Needle told USA Today the dogs who have contracted the disease and died had underlying issues. He believes the illness is spread through close contact and breathing the same air as an infected animal.
In Warwick, Tim Bedard, co-owner of Metropet Dog Center, which provides daycare and boarding for dogs, has noticed some concern among customers. Metropet takes many precautions to keep dogs safe, he said. For example, dogs must be up to date on their vaccinations and will be turned away or sent home if they’re brought in sick.
“Our approach is always dog safety, no matter what,” he said. “We’re constantly cleaning.”
The business typically hosts from 35 to 60 dogs. Pet owners might be boarding their dogs during the workday, while people taking vacations will board them for extended periods, Bedard said.
“It’s peace of mind for them, whether they’re going on vacation or going to work,” he said.
What should dog owners do to keep their pets safe?
Bedard doesn’t believe dog owners should overreact but keep their “guard up a little bit” and “pay close attention” to the health of their pets.
Pancoast said, “It is important to note that most dogs who go to daycare or are kenneled will not get sick, but a small number will.

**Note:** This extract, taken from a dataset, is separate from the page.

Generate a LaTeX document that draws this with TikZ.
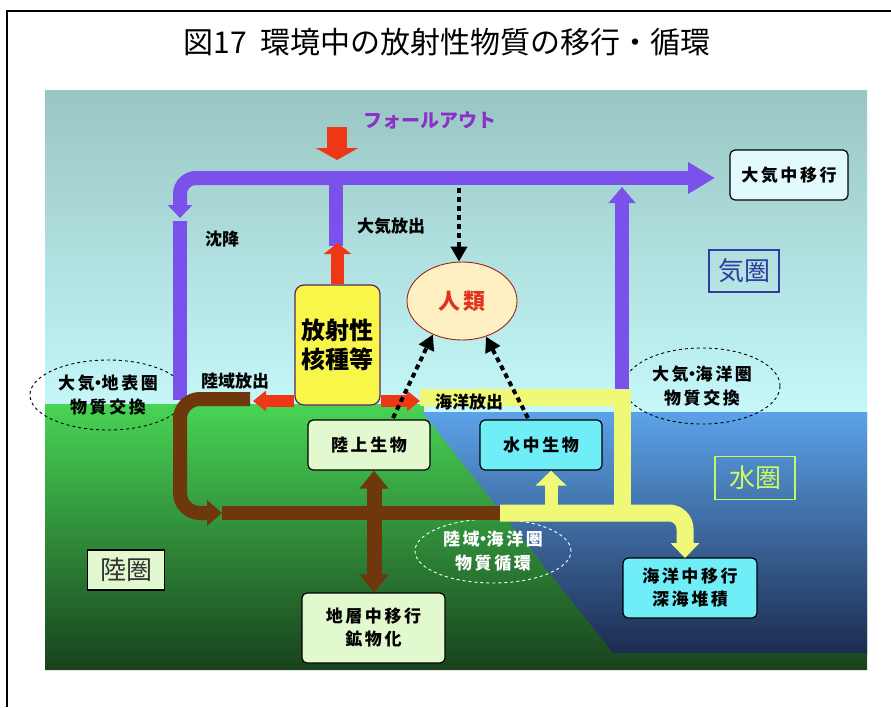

Avoiding crowded dog parks, and ensuring that the kennel or daycare you choose has safety and illness reporting measures in place is the best thing you can do to keep your dog safe.”
“Also, making sure your pet is up to date on all of their vaccines, including the kennel cough vaccine, is always important,” she said.
Pancoast had the following advice for dog owners:
“If your dog has a cough that lasts for more than 24 hours, you should contact your primary care veterinarian first,” she said. “It’s important to note that there is a national shortage of veterinarians, so your vet may not be able to see your pet right away, and it’s unclear whether treatment with antibiotics makes a difference in dogs that are just coughing.”
“If your pet is very lethargic or is having labored breathing at rest as well as a cough, this would be a situation where you should contact an urgent care or an ER,” Pancoast said.